Don’t let shame get in the way. Don’t let it dictate your every move. Don’t let it turn you into a shy thing, scared of every flicker in another’s eye. For fear of their judgement. Judgements that can rain on you like so much graffiti, tagging your glorious persona. 

Shyness is that mildest of the paranoias. It makes it hard for any of us to creep around among others, unless we’re willing to shake off the overcoat that hides us from the world. 

You must not shy away from the task at hand, a task made more difficult by the pressure of time. When I’m under pressure, it’s hard to think. My mind pitches forward to where I must go or what I must do. It refuses to let me wander along the by ways and side paths onto cul de sacs of nothingness, into the joy of a meander. 

It makes me rush into concrete thoughts about where and what now. What now? I ask. 

Words tumble into my brain like so much confetti, each tiny fragment a disc of colour manufactured in a factory somewhere, someone’s incessant pressings to create a rainbow coloured snow storm that lands on the bride’s white veil or her husband’s uncovered head. 

My father wore a hat to his wedding. A tall top hat, still in fashion for such occasions in the 1940s. I expect he did not wear one otherwise.

My husband insisted the funeral celebrant also wear a top hat at his father’s funeral. He instructed the funeral director in top hat to lead the hearse down the hill away from the church of the Sacred Heart slowly. All mourners followed on foot aftet the pall bearers had slid the coffin into the hearse. After which the hearse gathered speed, and the mourners straddled off to their respective cars, to follow headlights on full blare, onto the graveyard in Lilydale. 

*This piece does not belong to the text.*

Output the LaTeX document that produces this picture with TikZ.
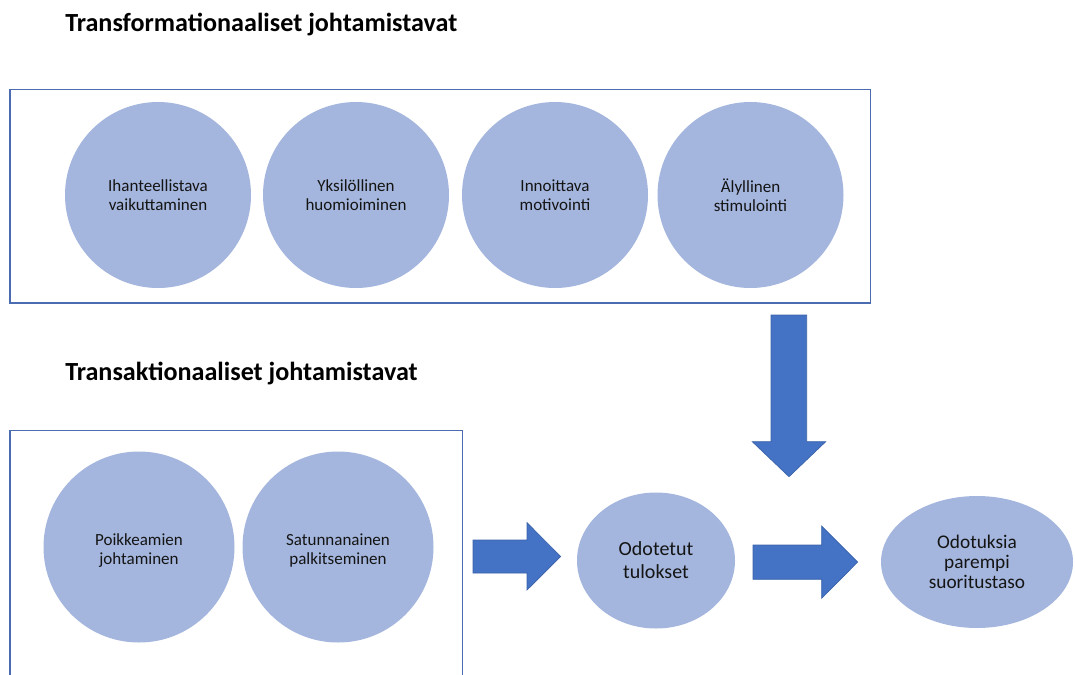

My husband wanted his father’s death to be memorable as if at last he was able to give his father something for which his father could not criticise him. 

My own father’s funeral was marked by a surprisingly full church given how taciturn he was in life and how few friends he made. But he had his many children and their partners. He had his many grandchildren, and my mother had the parish which my father had begun to frequent during his final years after he stopped drinking. 

There was even the Our Lady of the Assumption’s charismatic group towards the back of the church, wild-eyed middle-aged women mainly, muttering under their breaths and stomping their feet as my pall bearing brothers carried the coffin out to the hearse ready for its trip to the graveyard. My father’s final trip on earth. 

My oldest brother’s eulogy still rings in my ears. The way he praised our father as a man of interest and scarcely mentioned the cruelty he inflicted on us all. I did not fully understand the degree to which my oldest brother, a decade ahead of me, had a different view of his father from us younger ones. But also, this is a brother who takes his role as the oldest seriously, as many an oldest sibling does, especially coming from a large family. 

There are many first born, so weighed down by the weight of expectation heaped on their small shoulders soon after birth, they cannot help but take on the leadership role that comes by dint of birth order.

At the graveyard where we buried my father, my ten days old first-born daughter began to cry when they lowered the cask into the ground and my husband took her away to a nearby grave side mound where he changed her nappy. He told us later that some passers-by on the golf course behind the cemetery heard a baby crying and called out to see if anyone needed help. 

‘It’s okay,’ my husband said. ‘We’re burying her grandfather.’ 

None of my children knew their grandfather. Not so unusual in generations of old. The old, already ancient in their fifties, and no longer able to hang around to help. Not that my father would have helped any more than I let my mother help me with my children. By then she already some fifteen grandchildren and I did not want mine to be among the one-of-many as I so often felt throughout my life. A state of mind that has tended me towards a loudness that can be too much for some. 

A lack of ostensible shyness even as underneath I might be quaking. Even as once I hit the fifty-year-old mark, the age when people begin to become irrelevant, ‘invisible’, as a friend once told me, I was determined not to let my shame dictate the course of my life, determined not to let those fears of judgement impale me on the fence posts of shame.